# [Data shown]
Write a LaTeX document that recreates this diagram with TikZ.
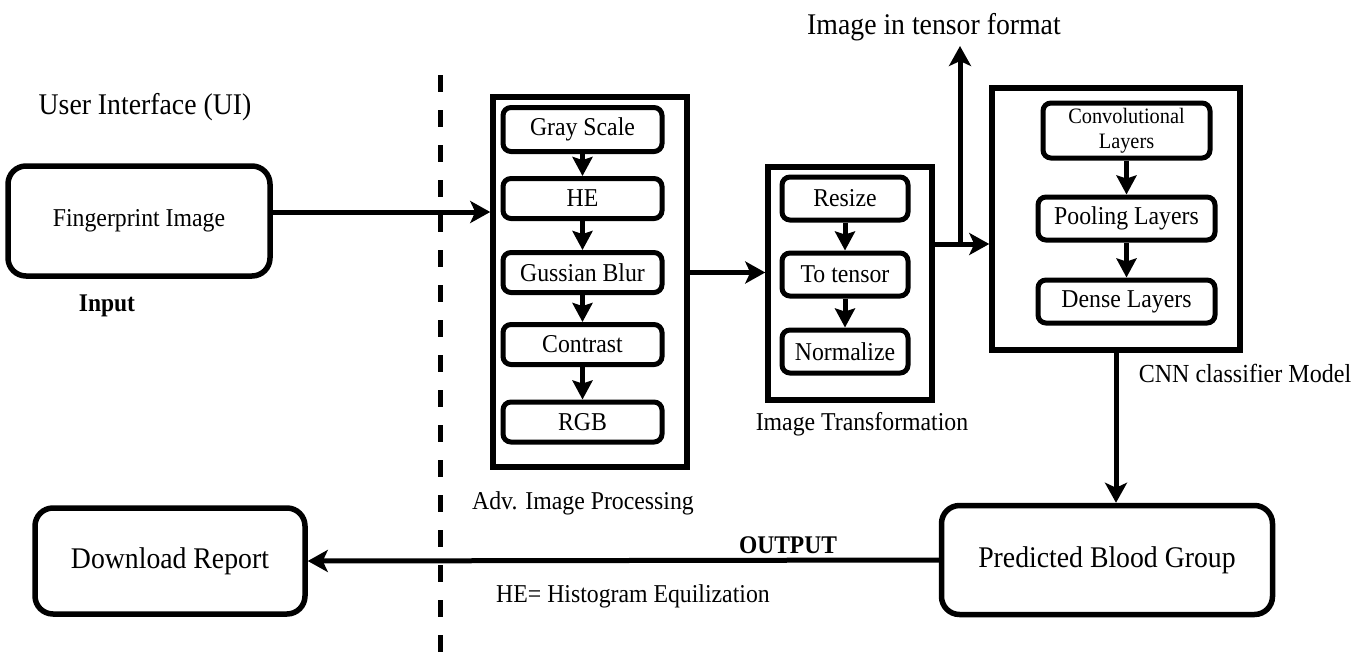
\documentclass[tikz,border=0pt]{standalone}
\usepackage{fontspec}
\setmainfont{Liberation Serif}[FakeStretch=0.925]
\usetikzlibrary{arrows.meta}
\begin{document}
\begin{tikzpicture}[x=1pt,y=-1pt,
  bigfont/.style={font=\fontsize{30}{34}\selectfont},
  midfont/.style={font=\fontsize{25.7}{29}\selectfont},
  bigbox/.style={draw, line width=5.5pt, rounded corners=18pt, inner sep=0pt},
  outerbox/.style={draw, line width=5.5pt, inner sep=0pt},
  stagebox/.style={draw, line width=5pt, rounded corners=8pt, inner sep=0pt, midfont},
  lbl/.style={inner sep=0pt, midfont},
  arr/.style={line width=5pt, -{Stealth[length=20pt,width=22pt,inset=5pt]}},
  sarr/.style={line width=5pt, -{Stealth[length=19pt,width=20pt,inset=3pt]}}
]
\useasboundingbox (0,0) rectangle (1361,665);

% dashed separator
\draw[line width=5pt, dash pattern=on 17pt off 18pt] (440,75) -- (440,662);

% left column
\node[lbl, bigfont] (ui) at (145,107) {User Interface (UI)};
\node[bigbox, midfont, minimum width=262pt, minimum height=110pt] (fp) at (139,221) {Fingerprint Image};
\node[lbl, font=\fontsize{25.4}{29}\selectfont\bfseries] (inp) at (107,306) {Input};
\node[bigbox, bigfont, minimum width=270pt, minimum height=106pt] (dl) at (170,561) {Download Report};

% advanced image processing
\node[outerbox, minimum width=194pt, minimum height=370pt] (adv) at (590,282) {};
\node[stagebox, minimum width=159pt, minimum height=44pt] (g1) at (582.5,129.5) {Gray Scale};
\node[stagebox, minimum width=159pt, minimum height=40pt] (g2) at (582.5,198.5) {HE};
\node[stagebox, minimum width=159pt, minimum height=40pt] (g3) at (582.5,272.5) {Gussian Blur};
\node[stagebox, minimum width=159pt, minimum height=40pt] (g4) at (582.5,344.5) {Contrast};
\node[stagebox, minimum width=159pt, minimum height=40pt] (g5) at (582.5,422) {RGB};
\node[lbl] (advl) at (583,503) {Adv. Image Processing};

% image transformation
\node[outerbox, minimum width=164pt, minimum height=233pt] (imt) at (850,283.5) {};
\node[stagebox, minimum width=126pt, minimum height=43pt] (t1) at (845,198.5) {Resize};
\node[stagebox, minimum width=126pt, minimum height=43pt] (t2) at (845,274.5) {To tensor};
\node[stagebox, minimum width=126pt, minimum height=43pt] (t3) at (845,351.5) {Normalize};
\node[lbl] (imtl) at (862,424) {Image Transformation};

% tensor output label
\node[lbl, bigfont] (tens) at (934,27) {Image in tensor format};

% CNN
\node[outerbox, minimum width=248pt, minimum height=262pt] (cnn) at (1116,219) {};
\node[stagebox, font=\fontsize{22}{25}\selectfont, align=center, minimum width=167pt, minimum height=55pt] (c1) at (1126.5,130.5) {Convolutional\\Layers};
\node[stagebox, minimum width=177pt, minimum height=43pt] (c2) at (1126.5,218.5) {Pooling Layers};
\node[stagebox, minimum width=177pt, minimum height=43pt] (c3) at (1126.5,301.5) {Dense Layers};
\node[lbl, font=\fontsize{26}{30}\selectfont] (cnnl) at (1245,373) {CNN classifier Model};

% prediction
\node[bigbox, bigfont, minimum width=331pt, minimum height=109pt] (pred) at (1107,560) {Predicted Blood Group};
\node[lbl, font=\fontsize{25.4}{29}\selectfont\bfseries] (outl) at (788,545) {OUTPUT};
\node[lbl] (hel) at (633,596) {HE= Histogram Equilization};

% connectors
\coordinate (a1) at (270,212);
\coordinate (j) at (960,244);
\coordinate (tt) at (960,46);
\draw[arr] (fp.east |- a1) -- (adv.west |- a1);
\draw[sarr] (g1) -- (g2);
\draw[sarr] (g2) -- (g3);
\draw[sarr] (g3) -- (g4);
\draw[sarr] (g4) -- (g5);
\draw[arr] (adv.east |- g3) -- (imt.west |- g3);
\draw[sarr] (t1) -- (t2);
\draw[sarr] (t2) -- (t3);
\draw[arr] (imt.east |- j) -- (cnn.west |- j);
\draw[arr] (j) -- (tt);
\draw[sarr] (c1.south -| c2.north) -- (c2.north);
\draw[sarr] (c2) -- (c3);
\draw[arr] (cnn.south) -- (cnn.south |- pred.north);
\draw[arr] (pred.west) -- (dl.east);
\end{tikzpicture}
\end{document}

# [Stated goal]
Repeat the listing in full and exactly. Leave any pictures out.

# [Solved exercise]
Write a LaTeX document that recreates this diagram with TikZ.
\documentclass[tikz,border=0pt]{standalone}
\usepackage{fontspec}
\setmainfont{Liberation Serif}[FakeStretch=0.925]
\usetikzlibrary{arrows.meta}
\begin{document}
\begin{tikzpicture}[x=1pt,y=-1pt,
  bigfont/.style={font=\fontsize{30}{34}\selectfont},
  midfont/.style={font=\fontsize{25.7}{29}\selectfont},
  bigbox/.style={draw, line width=5.5pt, rounded corners=18pt, inner sep=0pt},
  outerbox/.style={draw, line width=5.5pt, inner sep=0pt},
  stagebox/.style={draw, line width=5pt, rounded corners=8pt, inner sep=0pt, midfont},
  lbl/.style={inner sep=0pt, midfont},
  arr/.style={line width=5pt, -{Stealth[length=20pt,width=22pt,inset=5pt]}},
  sarr/.style={line width=5pt, -{Stealth[length=19pt,width=20pt,inset=3pt]}}
]
\useasboundingbox (0,0) rectangle (1361,665);

% dashed separator
\draw[line width=5pt, dash pattern=on 17pt off 18pt] (440,75) -- (440,662);

% left column
\node[lbl, bigfont] (ui) at (145,107) {User Interface (UI)};
\node[bigbox, midfont, minimum width=262pt, minimum height=110pt] (fp) at (139,221) {Fingerprint Image};
\node[lbl, font=\fontsize{25.4}{29}\selectfont\bfseries] (inp) at (107,306) {Input};
\node[bigbox, bigfont, minimum width=270pt, minimum height=106pt] (dl) at (170,561) {Download Report};

% advanced image processing
\node[outerbox, minimum width=194pt, minimum height=370pt] (adv) at (590,282) {};
\node[stagebox, minimum width=159pt, minimum height=44pt] (g1) at (582.5,129.5) {Gray Scale};
\node[stagebox, minimum width=159pt, minimum height=40pt] (g2) at (582.5,198.5) {HE};
\node[stagebox, minimum width=159pt, minimum height=40pt] (g3) at (582.5,272.5) {Gussian Blur};
\node[stagebox, minimum width=159pt, minimum height=40pt] (g4) at (582.5,344.5) {Contrast};
\node[stagebox, minimum width=159pt, minimum height=40pt] (g5) at (582.5,422) {RGB};
\node[lbl] (advl) at (583,503) {Adv. Image Processing};

% image transformation
\node[outerbox, minimum width=164pt, minimum height=233pt] (imt) at (850,283.5) {};
\node[stagebox, minimum width=126pt, minimum height=43pt] (t1) at (845,198.5) {Resize};
\node[stagebox, minimum width=126pt, minimum height=43pt] (t2) at (845,274.5) {To tensor};
\node[stagebox, minimum width=126pt, minimum height=43pt] (t3) at (845,351.5) {Normalize};
\node[lbl] (imtl) at (862,424) {Image Transformation};

% tensor output label
\node[lbl, bigfont] (tens) at (934,27) {Image in tensor format};

% CNN
\node[outerbox, minimum width=248pt, minimum height=262pt] (cnn) at (1116,219) {};
\node[stagebox, font=\fontsize{22}{25}\selectfont, align=center, minimum width=167pt, minimum height=55pt] (c1) at (1126.5,130.5) {Convolutional\\Layers};
\node[stagebox, minimum width=177pt, minimum height=43pt] (c2) at (1126.5,218.5) {Pooling Layers};
\node[stagebox, minimum width=177pt, minimum height=43pt] (c3) at (1126.5,301.5) {Dense Layers};
\node[lbl, font=\fontsize{26}{30}\selectfont] (cnnl) at (1245,373) {CNN classifier Model};

% prediction
\node[bigbox, bigfont, minimum width=331pt, minimum height=109pt] (pred) at (1107,560) {Predicted Blood Group};
\node[lbl, font=\fontsize{25.4}{29}\selectfont\bfseries] (outl) at (788,545) {OUTPUT};
\node[lbl] (hel) at (633,596) {HE= Histogram Equilization};

% connectors
\coordinate (a1) at (270,212);
\coordinate (j) at (960,244);
\coordinate (tt) at (960,46);
\draw[arr] (fp.east |- a1) -- (adv.west |- a1);
\draw[sarr] (g1) -- (g2);
\draw[sarr] (g2) -- (g3);
\draw[sarr] (g3) -- (g4);
\draw[sarr] (g4) -- (g5);
\draw[arr] (adv.east |- g3) -- (imt.west |- g3);
\draw[sarr] (t1) -- (t2);
\draw[sarr] (t2) -- (t3);
\draw[arr] (imt.east |- j) -- (cnn.west |- j);
\draw[arr] (j) -- (tt);
\draw[sarr] (c1.south -| c2.north) -- (c2.north);
\draw[sarr] (c2) -- (c3);
\draw[arr] (cnn.south) -- (cnn.south |- pred.north);
\draw[arr] (pred.west) -- (dl.east);
\end{tikzpicture}
\end{document}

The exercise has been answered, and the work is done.